* _Source material_
——

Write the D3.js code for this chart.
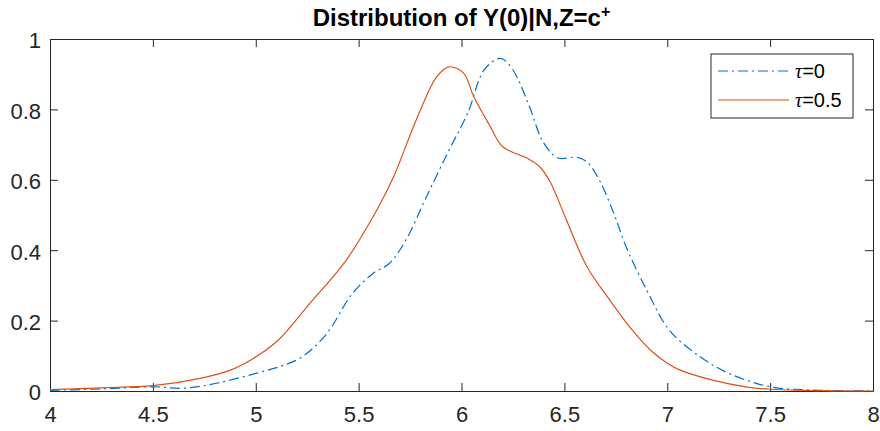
<!DOCTYPE html>
<html>
<head>
<meta charset="utf-8">
<script src="https://cdn.jsdelivr.net/npm/d3@7"></script>
<style>
  body { margin: 0; background: #fff; }
  text { font-family: "Liberation Sans", Arial, sans-serif; }
</style>
</head>
<body>
<svg width="880" height="431"></svg>
<script>
// waarden
var xTicks = [4, 4.5, 5, 5.5, 6, 6.5, 7, 7.5, 8];
var yTicks = [0, 0.2, 0.4, 0.6, 0.8, 1];
var seriesNames = ["\u03c4=0", "\u03c4=0.5"];

// tau = 0 (blauw, streep-punt)
var x0 = [4.0, 4.25, 4.5, 4.65, 4.81, 5.0, 5.12, 5.22, 5.34, 5.47, 5.57, 5.65, 5.73, 5.83, 5.94, 6.03, 6.11, 6.19, 6.25, 6.33, 6.4, 6.47, 6.56, 6.61, 6.67, 6.74, 6.8, 6.9, 7.01, 7.16, 7.3, 7.5, 7.7, 8.0];
var y0 = [0.002, 0.006, 0.012, 0.008, 0.022, 0.05, 0.07, 0.095, 0.159, 0.277, 0.334, 0.363, 0.429, 0.552, 0.685, 0.789, 0.912, 0.945, 0.912, 0.808, 0.704, 0.662, 0.664, 0.651, 0.599, 0.505, 0.41, 0.287, 0.173, 0.097, 0.05, 0.012, 0.003, 0.0];

// tau = 0.5 (oranje, doorgetrokken)
var x1 = [4.0, 4.25, 4.5, 4.73, 4.88, 4.99, 5.11, 5.25, 5.44, 5.57, 5.67, 5.78, 5.88, 5.94, 6.01, 6.06, 6.14, 6.2, 6.32, 6.38, 6.43, 6.51, 6.61, 6.72, 6.83, 6.93, 7.0, 7.06, 7.22, 7.39, 7.5, 7.75, 8.0];
var y1 = [0.004, 0.009, 0.015, 0.036, 0.06, 0.093, 0.145, 0.24, 0.372, 0.495, 0.609, 0.77, 0.893, 0.921, 0.903, 0.836, 0.751, 0.694, 0.661, 0.637, 0.595, 0.486, 0.353, 0.259, 0.173, 0.11, 0.079, 0.06, 0.031, 0.011, 0.005, 0.001, 0.0];

var svg = d3.select("svg"),
    margin = { top: 39, right: 7, bottom: 40, left: 50 },
    width = +svg.attr("width") - margin.left - margin.right,
    height = +svg.attr("height") - margin.top - margin.bottom;

var x = d3.scaleLinear().domain([4, 8]).range([0, width]),
    y = d3.scaleLinear().domain([0, 1]).range([height, 0]);

var g = svg.append("g")
    .attr("transform", "translate(" + margin.left + "," + margin.top + ")");

var axisColor = "#262626";

// assen met tick-marks naar binnen, zoals in matlab
g.append("g")
    .attr("transform", "translate(0," + height + ")")
    .call(d3.axisBottom(x).tickValues(xTicks).tickSizeInner(-8).tickSizeOuter(0).tickPadding(15).tickFormat(d3.format("")))
    .call(function (a) {
        a.select(".domain").attr("stroke", axisColor);
        a.selectAll("line").attr("stroke", axisColor);
        a.selectAll("text").attr("font-size", 22).attr("fill", axisColor).attr("dy", "0.71em");
    });

g.append("g")
    .call(d3.axisLeft(y).tickValues(yTicks).tickSizeInner(-8).tickSizeOuter(0).tickPadding(9).tickFormat(d3.format("")))
    .call(function (a) {
        a.select(".domain").attr("stroke", axisColor);
        a.selectAll("line").attr("stroke", axisColor);
        a.selectAll("text").attr("font-size", 22).attr("fill", axisColor).attr("dy", "0.4em");
    });

// bovenste en rechter as
g.append("g")
    .call(d3.axisTop(x).tickValues(xTicks).tickSizeInner(-8).tickSizeOuter(0).tickFormat(""))
    .call(function (a) {
        a.select(".domain").attr("stroke", axisColor);
        a.selectAll("line").attr("stroke", axisColor);
    });

g.append("g")
    .attr("transform", "translate(" + width + ",0)")
    .call(d3.axisRight(y).tickValues(yTicks).tickSizeInner(-8).tickSizeOuter(0).tickFormat(""))
    .call(function (a) {
        a.select(".domain").attr("stroke", axisColor);
        a.selectAll("line").attr("stroke", axisColor);
    });

var line = d3.line()
    .x(function (d) { return x(d[0]); })
    .y(function (d) { return y(d[1]); })
    .curve(d3.curveCatmullRom.alpha(0.5));

g.append("path")
    .datum(d3.zip(x0, y0))
    .attr("fill", "none")
    .attr("stroke", "#0072BD")
    .attr("stroke-width", 1.2)
    .attr("stroke-dasharray", "10,4,2,4")
    .attr("d", line);

g.append("path")
    .datum(d3.zip(x1, y1))
    .attr("fill", "none")
    .attr("stroke", "#D95319")
    .attr("stroke-width", 1.2)
    .attr("d", line);

// titel
var title = svg.append("text")
    .attr("x", margin.left + width / 2)
    .attr("y", 26)
    .attr("text-anchor", "middle")
    .attr("font-size", 24)
    .attr("font-weight", "bold")
    .attr("fill", "#000");
title.append("tspan").text("Distribution of Y(0)|N,Z=c");
title.append("tspan").attr("font-size", 16).attr("dy", -9).text("+");

// legenda
var legend = svg.append("g").attr("transform", "translate(711,54)");
legend.append("rect")
    .attr("width", 142).attr("height", 64)
    .attr("fill", "#fff").attr("stroke", axisColor).attr("stroke-width", 1);

var legendStyles = [
    { color: "#0072BD", dash: "10,4,2,4" },
    { color: "#D95319", dash: null }
];
seriesNames.forEach(function (name, i) {
    var yy = 17 + i * 29;
    legend.append("line")
        .attr("x1", 7).attr("x2", 78).attr("y1", yy).attr("y2", yy)
        .attr("stroke", legendStyles[i].color).attr("stroke-width", 1.2)
        .attr("stroke-dasharray", legendStyles[i].dash);
    var t = legend.append("text")
        .attr("x", 84).attr("y", yy + 7)
        .attr("font-size", 20).attr("fill", "#000");
    t.append("tspan").attr("font-family", "Liberation Serif, serif").attr("font-style", "italic").text(name.charAt(0));
    t.append("tspan").text(name.slice(1));
});
</script>
</body>
</html>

——

Copy the data word for word. Pictures do not go in the copy.

Write the D3.js code for this chart.
<!DOCTYPE html>
<html>
<head>
<meta charset="utf-8">
<script src="https://cdn.jsdelivr.net/npm/d3@7"></script>
<style>
  body { margin: 0; background: #fff; }
  text { font-family: "Liberation Sans", Arial, sans-serif; }
</style>
</head>
<body>
<svg width="880" height="431"></svg>
<script>
// waarden
var xTicks = [4, 4.5, 5, 5.5, 6, 6.5, 7, 7.5, 8];
var yTicks = [0, 0.2, 0.4, 0.6, 0.8, 1];
var seriesNames = ["\u03c4=0", "\u03c4=0.5"];

// tau = 0 (blauw, streep-punt)
var x0 = [4.0, 4.25, 4.5, 4.65, 4.81, 5.0, 5.12, 5.22, 5.34, 5.47, 5.57, 5.65, 5.73, 5.83, 5.94, 6.03, 6.11, 6.19, 6.25, 6.33, 6.4, 6.47, 6.56, 6.61, 6.67, 6.74, 6.8, 6.9, 7.01, 7.16, 7.3, 7.5, 7.7, 8.0];
var y0 = [0.002, 0.006, 0.012, 0.008, 0.022, 0.05, 0.07, 0.095, 0.159, 0.277, 0.334, 0.363, 0.429, 0.552, 0.685, 0.789, 0.912, 0.945, 0.912, 0.808, 0.704, 0.662, 0.664, 0.651, 0.599, 0.505, 0.41, 0.287, 0.173, 0.097, 0.05, 0.012, 0.003, 0.0];

// tau = 0.5 (oranje, doorgetrokken)
var x1 = [4.0, 4.25, 4.5, 4.73, 4.88, 4.99, 5.11, 5.25, 5.44, 5.57, 5.67, 5.78, 5.88, 5.94, 6.01, 6.06, 6.14, 6.2, 6.32, 6.38, 6.43, 6.51, 6.61, 6.72, 6.83, 6.93, 7.0, 7.06, 7.22, 7.39, 7.5, 7.75, 8.0];
var y1 = [0.004, 0.009, 0.015, 0.036, 0.06, 0.093, 0.145, 0.24, 0.372, 0.495, 0.609, 0.77, 0.893, 0.921, 0.903, 0.836, 0.751, 0.694, 0.661, 0.637, 0.595, 0.486, 0.353, 0.259, 0.173, 0.11, 0.079, 0.06, 0.031, 0.011, 0.005, 0.001, 0.0];

var svg = d3.select("svg"),
    margin = { top: 39, right: 7, bottom: 40, left: 50 },
    width = +svg.attr("width") - margin.left - margin.right,
    height = +svg.attr("height") - margin.top - margin.bottom;

var x = d3.scaleLinear().domain([4, 8]).range([0, width]),
    y = d3.scaleLinear().domain([0, 1]).range([height, 0]);

var g = svg.append("g")
    .attr("transform", "translate(" + margin.left + "," + margin.top + ")");

var axisColor = "#262626";

// assen met tick-marks naar binnen, zoals in matlab
g.append("g")
    .attr("transform", "translate(0," + height + ")")
    .call(d3.axisBottom(x).tickValues(xTicks).tickSizeInner(-8).tickSizeOuter(0).tickPadding(15).tickFormat(d3.format("")))
    .call(function (a) {
        a.select(".domain").attr("stroke", axisColor);
        a.selectAll("line").attr("stroke", axisColor);
        a.selectAll("text").attr("font-size", 22).attr("fill", axisColor).attr("dy", "0.71em");
    });

g.append("g")
    .call(d3.axisLeft(y).tickValues(yTicks).tickSizeInner(-8).tickSizeOuter(0).tickPadding(9).tickFormat(d3.format("")))
    .call(function (a) {
        a.select(".domain").attr("stroke", axisColor);
        a.selectAll("line").attr("stroke", axisColor);
        a.selectAll("text").attr("font-size", 22).attr("fill", axisColor).attr("dy", "0.4em");
    });

// bovenste en rechter as
g.append("g")
    .call(d3.axisTop(x).tickValues(xTicks).tickSizeInner(-8).tickSizeOuter(0).tickFormat(""))
    .call(function (a) {
        a.select(".domain").attr("stroke", axisColor);
        a.selectAll("line").attr("stroke", axisColor);
    });

g.append("g")
    .attr("transform", "translate(" + width + ",0)")
    .call(d3.axisRight(y).tickValues(yTicks).tickSizeInner(-8).tickSizeOuter(0).tickFormat(""))
    .call(function (a) {
        a.select(".domain").attr("stroke", axisColor);
        a.selectAll("line").attr("stroke", axisColor);
    });

var line = d3.line()
    .x(function (d) { return x(d[0]); })
    .y(function (d) { return y(d[1]); })
    .curve(d3.curveCatmullRom.alpha(0.5));

g.append("path")
    .datum(d3.zip(x0, y0))
    .attr("fill", "none")
    .attr("stroke", "#0072BD")
    .attr("stroke-width", 1.2)
    .attr("stroke-dasharray", "10,4,2,4")
    .attr("d", line);

g.append("path")
    .datum(d3.zip(x1, y1))
    .attr("fill", "none")
    .attr("stroke", "#D95319")
    .attr("stroke-width", 1.2)
    .attr("d", line);

// titel
var title = svg.append("text")
    .attr("x", margin.left + width / 2)
    .attr("y", 26)
    .attr("text-anchor", "middle")
    .attr("font-size", 24)
    .attr("font-weight", "bold")
    .attr("fill", "#000");
title.append("tspan").text("Distribution of Y(0)|N,Z=c");
title.append("tspan").attr("font-size", 16).attr("dy", -9).text("+");

// legenda
var legend = svg.append("g").attr("transform", "translate(711,54)");
legend.append("rect")
    .attr("width", 142).attr("height", 64)
    .attr("fill", "#fff").attr("stroke", axisColor).attr("stroke-width", 1);

var legendStyles = [
    { color: "#0072BD", dash: "10,4,2,4" },
    { color: "#D95319", dash: null }
];
seriesNames.forEach(function (name, i) {
    var yy = 17 + i * 29;
    legend.append("line")
        .attr("x1", 7).attr("x2", 78).attr("y1", yy).attr("y2", yy)
        .attr("stroke", legendStyles[i].color).attr("stroke-width", 1.2)
        .attr("stroke-dasharray", legendStyles[i].dash);
    var t = legend.append("text")
        .attr("x", 84).attr("y", yy + 7)
        .attr("font-size", 20).attr("fill", "#000");
    t.append("tspan").attr("font-family", "Liberation Serif, serif").attr("font-style", "italic").text(name.charAt(0));
    t.append("tspan").text(name.slice(1));
});
</script>
</body>
</html>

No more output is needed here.